> GIVEN REQUEST
Only the lines from the start of the data below through the line that contains "coma = FuncFormatter(lambda" are to be copied, exactly and without pictures.

> SOURCE MATERIAL
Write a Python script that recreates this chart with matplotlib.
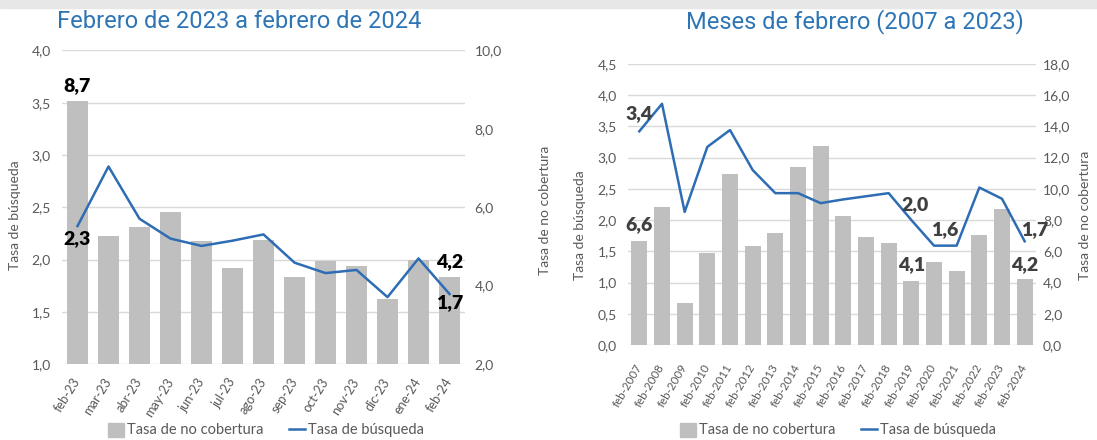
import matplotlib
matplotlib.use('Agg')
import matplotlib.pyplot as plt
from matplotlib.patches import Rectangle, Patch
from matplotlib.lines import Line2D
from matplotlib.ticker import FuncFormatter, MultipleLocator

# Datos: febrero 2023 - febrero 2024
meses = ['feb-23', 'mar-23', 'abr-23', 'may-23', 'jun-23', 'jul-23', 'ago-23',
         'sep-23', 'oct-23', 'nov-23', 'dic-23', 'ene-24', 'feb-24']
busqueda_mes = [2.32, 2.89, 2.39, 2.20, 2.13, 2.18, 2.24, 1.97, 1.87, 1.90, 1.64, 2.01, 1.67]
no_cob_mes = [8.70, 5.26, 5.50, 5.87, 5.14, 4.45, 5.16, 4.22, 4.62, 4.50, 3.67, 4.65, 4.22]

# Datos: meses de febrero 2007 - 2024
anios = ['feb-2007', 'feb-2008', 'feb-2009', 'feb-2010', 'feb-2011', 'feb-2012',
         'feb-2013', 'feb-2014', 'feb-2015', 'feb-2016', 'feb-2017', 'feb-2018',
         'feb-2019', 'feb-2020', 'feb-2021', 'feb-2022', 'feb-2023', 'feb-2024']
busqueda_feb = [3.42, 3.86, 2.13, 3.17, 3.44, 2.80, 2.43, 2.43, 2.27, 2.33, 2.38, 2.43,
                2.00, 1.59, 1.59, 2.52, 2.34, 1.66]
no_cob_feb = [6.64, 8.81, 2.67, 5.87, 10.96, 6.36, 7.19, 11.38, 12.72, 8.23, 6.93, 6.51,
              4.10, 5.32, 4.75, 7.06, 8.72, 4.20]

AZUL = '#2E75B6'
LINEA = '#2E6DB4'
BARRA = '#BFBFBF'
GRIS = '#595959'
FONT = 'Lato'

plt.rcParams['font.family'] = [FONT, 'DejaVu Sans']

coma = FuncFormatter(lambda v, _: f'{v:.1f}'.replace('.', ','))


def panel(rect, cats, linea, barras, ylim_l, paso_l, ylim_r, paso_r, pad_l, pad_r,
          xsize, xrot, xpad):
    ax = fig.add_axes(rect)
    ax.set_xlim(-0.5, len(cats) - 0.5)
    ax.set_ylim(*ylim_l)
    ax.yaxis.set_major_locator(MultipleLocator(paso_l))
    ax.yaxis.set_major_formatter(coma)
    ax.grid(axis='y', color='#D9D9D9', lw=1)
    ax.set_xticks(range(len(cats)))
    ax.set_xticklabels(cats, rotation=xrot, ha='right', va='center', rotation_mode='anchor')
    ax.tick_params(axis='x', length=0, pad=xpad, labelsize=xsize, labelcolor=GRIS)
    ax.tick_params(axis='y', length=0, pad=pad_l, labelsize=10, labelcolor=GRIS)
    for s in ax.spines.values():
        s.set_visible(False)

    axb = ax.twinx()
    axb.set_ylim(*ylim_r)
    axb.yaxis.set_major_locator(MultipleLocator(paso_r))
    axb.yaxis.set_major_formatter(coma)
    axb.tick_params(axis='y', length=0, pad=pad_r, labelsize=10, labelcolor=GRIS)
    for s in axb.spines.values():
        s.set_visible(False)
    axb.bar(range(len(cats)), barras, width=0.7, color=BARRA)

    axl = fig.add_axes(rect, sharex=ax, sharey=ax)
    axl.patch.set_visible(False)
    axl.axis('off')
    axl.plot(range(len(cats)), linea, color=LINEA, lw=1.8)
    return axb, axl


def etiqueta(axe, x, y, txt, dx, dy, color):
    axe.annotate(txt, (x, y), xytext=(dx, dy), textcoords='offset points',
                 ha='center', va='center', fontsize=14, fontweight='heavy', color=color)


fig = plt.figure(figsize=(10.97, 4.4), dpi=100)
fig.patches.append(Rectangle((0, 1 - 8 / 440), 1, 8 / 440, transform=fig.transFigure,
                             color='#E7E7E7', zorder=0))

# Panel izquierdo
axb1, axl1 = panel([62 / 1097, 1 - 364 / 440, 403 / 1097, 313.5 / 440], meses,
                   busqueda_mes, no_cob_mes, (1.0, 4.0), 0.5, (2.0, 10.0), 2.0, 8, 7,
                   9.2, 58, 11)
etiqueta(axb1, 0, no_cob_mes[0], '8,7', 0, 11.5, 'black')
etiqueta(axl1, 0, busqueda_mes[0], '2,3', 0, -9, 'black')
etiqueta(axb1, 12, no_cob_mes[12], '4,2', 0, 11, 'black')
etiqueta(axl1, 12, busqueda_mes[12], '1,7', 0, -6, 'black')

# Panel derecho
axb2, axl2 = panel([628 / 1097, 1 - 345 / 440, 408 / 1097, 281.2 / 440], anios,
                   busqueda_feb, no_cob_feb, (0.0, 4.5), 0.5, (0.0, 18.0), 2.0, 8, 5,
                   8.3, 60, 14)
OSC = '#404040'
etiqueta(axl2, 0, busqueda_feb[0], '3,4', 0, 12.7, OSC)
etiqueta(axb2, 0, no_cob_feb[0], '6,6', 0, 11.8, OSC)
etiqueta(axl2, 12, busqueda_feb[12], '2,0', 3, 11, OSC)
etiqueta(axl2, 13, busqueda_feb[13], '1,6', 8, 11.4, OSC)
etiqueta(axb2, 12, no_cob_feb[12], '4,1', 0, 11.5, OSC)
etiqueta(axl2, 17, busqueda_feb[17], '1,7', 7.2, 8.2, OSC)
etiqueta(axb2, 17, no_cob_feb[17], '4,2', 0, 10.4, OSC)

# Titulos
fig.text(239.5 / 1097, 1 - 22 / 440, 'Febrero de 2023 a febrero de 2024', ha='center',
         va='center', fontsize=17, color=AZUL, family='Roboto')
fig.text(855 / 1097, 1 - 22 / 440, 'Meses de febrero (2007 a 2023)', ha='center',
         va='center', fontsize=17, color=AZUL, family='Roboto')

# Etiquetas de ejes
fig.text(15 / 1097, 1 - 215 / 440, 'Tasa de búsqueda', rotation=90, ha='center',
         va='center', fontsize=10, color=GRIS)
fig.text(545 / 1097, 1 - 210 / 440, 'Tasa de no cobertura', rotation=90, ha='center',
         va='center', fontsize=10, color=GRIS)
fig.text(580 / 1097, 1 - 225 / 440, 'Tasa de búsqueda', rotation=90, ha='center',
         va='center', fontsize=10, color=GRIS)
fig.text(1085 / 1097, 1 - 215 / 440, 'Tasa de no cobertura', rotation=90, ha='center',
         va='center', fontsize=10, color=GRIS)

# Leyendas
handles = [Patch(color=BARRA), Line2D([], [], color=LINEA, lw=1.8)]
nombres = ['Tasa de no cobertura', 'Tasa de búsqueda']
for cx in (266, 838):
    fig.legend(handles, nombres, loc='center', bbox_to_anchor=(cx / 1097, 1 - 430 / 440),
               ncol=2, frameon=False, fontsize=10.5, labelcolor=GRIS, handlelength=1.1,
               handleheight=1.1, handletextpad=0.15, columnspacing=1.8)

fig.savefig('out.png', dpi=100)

> EXERCISE RESPONSE
Write a Python script that recreates this chart with matplotlib.
import matplotlib
matplotlib.use('Agg')
import matplotlib.pyplot as plt
from matplotlib.patches import Rectangle, Patch
from matplotlib.lines import Line2D
from matplotlib.ticker import FuncFormatter, MultipleLocator

# Datos: febrero 2023 - febrero 2024
meses = ['feb-23', 'mar-23', 'abr-23', 'may-23', 'jun-23', 'jul-23', 'ago-23',
         'sep-23', 'oct-23', 'nov-23', 'dic-23', 'ene-24', 'feb-24']
busqueda_mes = [2.32, 2.89, 2.39, 2.20, 2.13, 2.18, 2.24, 1.97, 1.87, 1.90, 1.64, 2.01, 1.67]
no_cob_mes = [8.70, 5.26, 5.50, 5.87, 5.14, 4.45, 5.16, 4.22, 4.62, 4.50, 3.67, 4.65, 4.22]

# Datos: meses de febrero 2007 - 2024
anios = ['feb-2007', 'feb-2008', 'feb-2009', 'feb-2010', 'feb-2011', 'feb-2012',
         'feb-2013', 'feb-2014', 'feb-2015', 'feb-2016', 'feb-2017', 'feb-2018',
         'feb-2019', 'feb-2020', 'feb-2021', 'feb-2022', 'feb-2023', 'feb-2024']
busqueda_feb = [3.42, 3.86, 2.13, 3.17, 3.44, 2.80, 2.43, 2.43, 2.27, 2.33, 2.38, 2.43,
                2.00, 1.59, 1.59, 2.52, 2.34, 1.66]
no_cob_feb = [6.64, 8.81, 2.67, 5.87, 10.96, 6.36, 7.19, 11.38, 12.72, 8.23, 6.93, 6.51,
              4.10, 5.32, 4.75, 7.06, 8.72, 4.20]

AZUL = '#2E75B6'
LINEA = '#2E6DB4'
BARRA = '#BFBFBF'
GRIS = '#595959'
FONT = 'Lato'

plt.rcParams['font.family'] = [FONT, 'DejaVu Sans']

coma = FuncFormatter(lambda v, _: f'{v:.1f}'.replace('.', ','))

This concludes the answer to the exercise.